‘I demand trial by combat’ joked my client.
‘It ain’t happening Lord Tyrion’ I responded. ‘We are in Brisbane and not the seven kingdoms.’
For those of you who are not familiar with Game of Thrones (and if not you may wish to stop reading now) often the various legal disputes that arise between the TV shows colourful protagonists are resolved through ‘trial by combat’, a one-on-one fight to the death, frequently with grisly outcomes for both participants.
By contrast, for those of you who are not familiar with the Australian judicial system (and again if not you may wish to stop reading now) often the various legal disputes that arise between members of the local business community, are resolved through something not so far removed from one-on-one combat, frequently with equally grisly outcomes for both participants.

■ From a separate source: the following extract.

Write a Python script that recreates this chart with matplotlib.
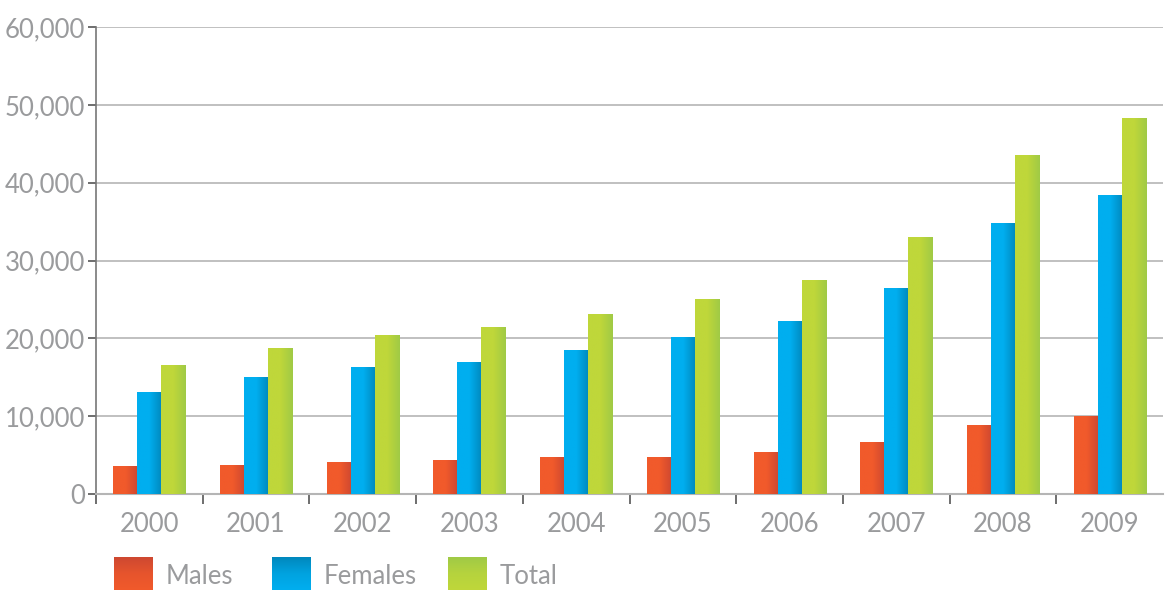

Okay, so I might have exaggerated a little about the process of litigation and the risks involved, however, there are certain similarities between the trial by combat and trial at court. It is not without good reason that trainee solicitors are advised at law school that one of their first obligations to their clients is to keep them out of court.
While commercial litigation does not of course involve a fight to the death between the two parties (or worse still their lawyers as their champions), the overall cost and damage to a business that may arise during protracted court proceedings can sometimes also be ‘fatally wounding’ to the business or its brand.
It will come as no surprise to you that trial by combat is not currently a permitted form of alternative dispute resolution within the Australian legal system. To the best of my knowledge and legal training, medieval duelling of this nature no longer exists in any modern legal system (although I am aware of a recent unsuccessful petition in New York State for this remedy which may even have gone to appeal). In the absence of such extreme measures, businesses are forced to resolve their commercial disputes by redress in the courts. Moreover, while the resolution of disputes through the courts has been a tried and tested mechanism since as long ago as Tygarian rule, it should always be a strategy of last resort.
Litigation can be time-consuming, expensive and can prove to be a distraction from business priorities. It diverts precious resources away from actual business needs and causes business capital to be tied up in legal fees. Conflict resolution through the courts is known to be expensive and while not fatally expensive in a Westerosian sense, costly nonetheless.
Litigation is known to generate unnecessary stress for those involved, unsettling employees, shareholders and potential investors alike. Even if a party appears to be in the right, the fact that it is at ‘war’ can result in higher staff turnover, fractious AGMs and make it unattractive to potential buyers. If a company is engaged in a court dispute during the process of its sale, this will have an impact on its value.
A loss of morale can extend beyond the business to its client base. Much like trial by combat, litigation is an outdoor sport and consequently, any blood spilled, will be spilled in public. Even if a party succeeds with its action in law and so wins its case, it does not necessarily follow that winning will absolve it from any criticism which may flow from the proceedings or what comes out during evidence.
It is possible to win a case simply because legal argument supports that outcome despite the successful party appearing to be morally in the wrong. Decisions are made on legal merit which is sometimes at odds with popular opinion.
For those who have not yet watched series 4 of Game of Thrones, think of the Rocky movies and the fights in which he wins. Applying movie land wisdom, it is possible to win the fight but also be beaten to a pulp in the process. Not a great outcome I am sure you will agree. Now ignore the paragraph below.
For those of you on series 5 or beyond, think of the current cognitive functioning of Sir Gregor. It is not what it was is it? Yes he won but….
It is also important to recognise that unlike when dealing with the Lannisters, a favourable judgement for a monetary amount will not necessarily result in that party being paid. The cost of litigation can cause the insolvency of a party and while successful judgements are good, expensive unenforceable judgements are not. Incurring significant legal costs to claim a hollow victory is almost certain to invite a shareholders rebellion greater than that of Robert to depose a CEO from their own iron throne and leave them as popular as Stannis.
For these reasons, as Ned Stark discovered, is often better to spend as little time at court as possible. When the commercial dispute arises, attempting to resolve the issues swiftly through the various alternative dispute mechanisms available (such as mediation, arbitration and conciliation) can be of greater benefit to a business than embarking upon the litigation process. These alternative methods can be cost-effective and often achieve resolutions that extend beyond those which can be offered by any court.
When commercial disputes do arise, I urge parties to look as alternative methods of resolving such disputes before immediately reaching for their swords. Litigation can be viewed as a great game but as many parties to litigation will tell you ‘the great game is terrifying.’